By Kendra Prospero
I’m deeply focused on being the model for how to do culture right because I figure if I can do it, you can do it, too. As a business owner, I know it’s impossible to avoid turnover altogether, and I want to discuss it with you.
What is good turnover and what is bad turnover? Let’s wrestle with these questions. I would love for you to engage with me and debate me on this because I think it’s complicated. Here are some thoughts: I think bad turnover is defined by a situation where you lose somebody that you did not want to lose and you can’t explain why they left. If you have people who are ghosting you or are saying things like “it was me, it wasn’t you” probably it was “you”, and to me, this is bad turnover.
Here are other examples of a bad hire:
1. Values-misalignment: When I’ve had to fire somebody within the first few months of their employment with me because they weren’t a fit. It’s a bad hire because I should have caught that in an interview. You’ll know you have one of these because they are preventing other teammates from thriving.
2. I screwed up onboarding: A bad hire happens when I’ve had to fire somebody because they can’t live up to my expectations. Probably something I could have done differently while onboarding them.
3. I didn’t manage them well as they were learning: If I’ve lost somebody because they feel inadequate at the job, it probably means that I didn’t use the right style of management to help them build their confidence.
4. They can’t do the job: If they ultimately don’t have the ability to do the job, I screwed this up because I should have been able to catch this during the interview. I should have asked better questions to their references or should have gone deeper around their skills while interviewing. You’ll know you have this because you’ll find yourself tolerating them.
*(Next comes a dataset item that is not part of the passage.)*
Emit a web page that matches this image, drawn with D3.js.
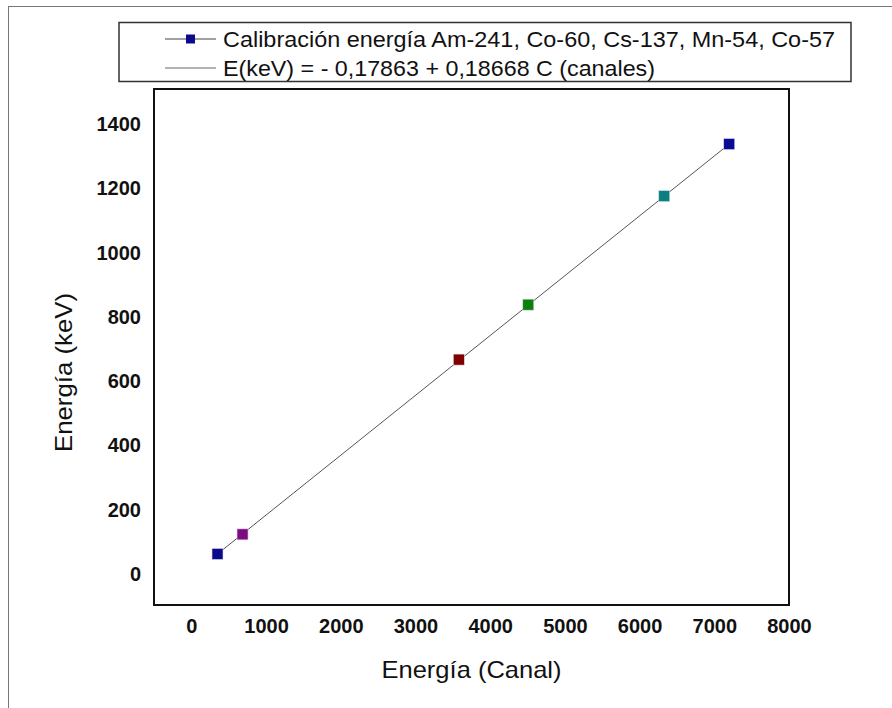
<!DOCTYPE html>
<html>
<head>
<meta charset="utf-8">
<script src="https://cdn.jsdelivr.net/npm/d3@7"></script>
<style>
  html, body { margin: 0; padding: 0; background: #fff; }
  svg { display: block; font-family: "Liberation Sans", Arial, sans-serif; }
</style>
</head>
<body>
<svg id="chart" width="892" height="708"></svg>
<script>
// ---- data ----
const sources = ["Am-241", "Co-57", "Cs-137", "Mn-54", "Co-60", "Co-60"];
const channels = [350, 685, 3580, 4510, 6330, 7200];
const energies = [62, 123, 667, 838, 1176, 1338];
const pointColors = ["#0a0a8a", "#800a80", "#800000", "#0a800a", "#0a8080", "#0a0a96"];
const fitChannels = [350, 7200];
const fitEnergies = [62, 1338];
const xTicks = [0, 1000, 2000, 3000, 4000, 5000, 6000, 7000, 8000];
const yTicks = [0, 200, 400, 600, 800, 1000, 1200, 1400];
const legendLabels = [
  "Calibración energía Am-241, Co-60, Cs-137, Mn-54, Co-57",
  "E(keV) = - 0,17863 + 0,18668 C (canales)"
];
const xTitle = "Energía (Canal)";
const yTitle = "Energía (keV)";

// ---- layout ----
const svg = d3.select("#chart");
const plot = { left: 154, top: 89, right: 789, bottom: 605 };

const x = d3.scaleLinear().domain([-500, 8000]).range([plot.left, plot.right]);
const y = d3.scaleLinear().domain([-100, 1500]).range([606, 92]);

// outer frame
svg.append("rect")
  .attr("x", 8.5).attr("y", 6.5).attr("width", 920).attr("height", 740)
  .attr("fill", "none").attr("stroke", "#777").attr("stroke-width", 1);

// legend box
svg.append("rect")
  .attr("x", 119).attr("y", 22.5).attr("width", 732).attr("height", 59)
  .attr("fill", "#fff").attr("stroke", "#333").attr("stroke-width", 1.5);

const legendRows = [39, 68];
const lg = svg.append("g");
// row 1: line with marker
lg.append("line").attr("x1", 165).attr("x2", 216)
  .attr("y1", legendRows[0]).attr("y2", legendRows[0])
  .attr("stroke", "#444").attr("stroke-width", 1);
lg.append("rect").attr("x", 186).attr("y", legendRows[0] - 4.5)
  .attr("width", 9).attr("height", 9).attr("fill", "#0a0a8a");
// row 2: plain line
lg.append("line").attr("x1", 165).attr("x2", 216)
  .attr("y1", legendRows[1]).attr("y2", legendRows[1])
  .attr("stroke", "#666").attr("stroke-width", 1);
const legendWidths = [612, 432];
legendLabels.forEach((t, i) => {
  lg.append("text")
    .attr("x", 223).attr("y", legendRows[i] + 7.5)
    .attr("font-size", 22).attr("fill", "#111")
    .attr("textLength", legendWidths[i]).attr("lengthAdjust", "spacingAndGlyphs")
    .text(t);
});

// plot frame
svg.append("rect")
  .attr("x", plot.left).attr("y", plot.top)
  .attr("width", plot.right - plot.left).attr("height", plot.bottom - plot.top)
  .attr("fill", "#fff").attr("stroke", "#111").attr("stroke-width", 2);

// axes
const xAxis = svg.append("g")
  .attr("transform", `translate(0,${plot.bottom})`)
  .call(d3.axisBottom(x).tickValues(xTicks).tickSize(0).tickPadding(14).tickFormat(d3.format("d")));
const yAxis = svg.append("g")
  .attr("transform", `translate(${plot.left},0)`)
  .call(d3.axisLeft(y).tickValues(yTicks).tickSize(0).tickPadding(13).tickFormat(d3.format("d")));
[xAxis, yAxis].forEach(a => {
  a.select(".domain").remove();
  a.selectAll("text")
    .attr("font-family", "'Liberation Sans', Arial, sans-serif")
    .attr("font-size", 20).attr("font-weight", "bold").attr("fill", "#111");
});

// fit line
const line = d3.line().x(d => x(d[0])).y(d => y(d[1]));
svg.append("path")
  .datum(d3.zip(fitChannels, fitEnergies))
  .attr("d", line)
  .attr("fill", "none").attr("stroke", "#555").attr("stroke-width", 1);

// points
const ms = 11;
svg.append("g").selectAll("rect")
  .data(d3.range(channels.length))
  .join("rect")
  .attr("x", i => x(channels[i]) - ms / 2)
  .attr("y", i => y(energies[i]) - ms / 2)
  .attr("width", ms).attr("height", ms)
  .attr("fill", i => pointColors[i])
  .attr("stroke", "#d8d8e8").attr("stroke-width", 0.6)
  .append("title").text(i => sources[i]);

// axis titles
svg.append("text")
  .attr("x", 471.5).attr("y", 677.5)
  .attr("text-anchor", "middle").attr("font-size", 24).attr("fill", "#111")
  .attr("textLength", 180).attr("lengthAdjust", "spacingAndGlyphs")
  .text(xTitle);
svg.append("text")
  .attr("transform", "translate(72,372.5) rotate(-90)")
  .attr("text-anchor", "middle").attr("font-size", 24).attr("fill", "#111")
  .attr("textLength", 159).attr("lengthAdjust", "spacingAndGlyphs")
  .text(yTitle);
</script>
</body>
</html>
Then there’s turnover where you have somebody that you really loved, and you didn’t want to lose them, but lost them because they moved onto a better job. I’m realizing that none of us have jobs where people are going to stay forever and ever. If we think that way, we’ve set ourselves up for complete disappointment whenever someone quits. I assume that people are here for a period of time. Our jobs are a stepping stone in their career – maybe we want it to be as long as a bridge – but we should count on our employees staying for a certain period of time. Regardless of when they leave, we’re going to be sad. If they leave for a better job – a job where they have grown so much in our organizations that they’re able to move on to something that is a huge promotion for them – shouldn’t we logically just pat ourselves on the back and say “that’s awesome!” Why should we be heartbroken by somebody moving on to something better?
On that note:
The honest truth is that I have two announcements to make – we had to say good-bye to two teammates this month. Debi Richards, our longtime office manager and Julie Rosekrans, our longtime resume writer, recruiter, and Manager of Career Services, found better jobs! Both of them are moving onto jobs where they have more responsibility. We couldn’t be happier for them but we will miss them!
Some other musings:
On parenting: I don’t know about you but I feel like my next goal in parenting is to make sure my kids launch. Of course, I’m going to miss them when they’re gone, but I do hope that they launch. I hope they don’t feel like they need to stay in my basement. I hope I feel like they have found a life beyond me. I hope they finally live near me like my stepchildren do and my grandchildren and that they want to be a part of the community when they’re older, but please don’t live with me ever again.
As for reading, this week has been a week of fiction. I just finished “Sea of Tranquility” and it was a fantastic book. I recommend that you listen to it because it was really well-read by 4 actors.
And I had the privilege to attend the CEO Forum and heard John Wood speak. I’ve started his book called “Purpose, Incorporated”, and I’ve invited him to the Podcast – I want you all to hear his story. More on this later!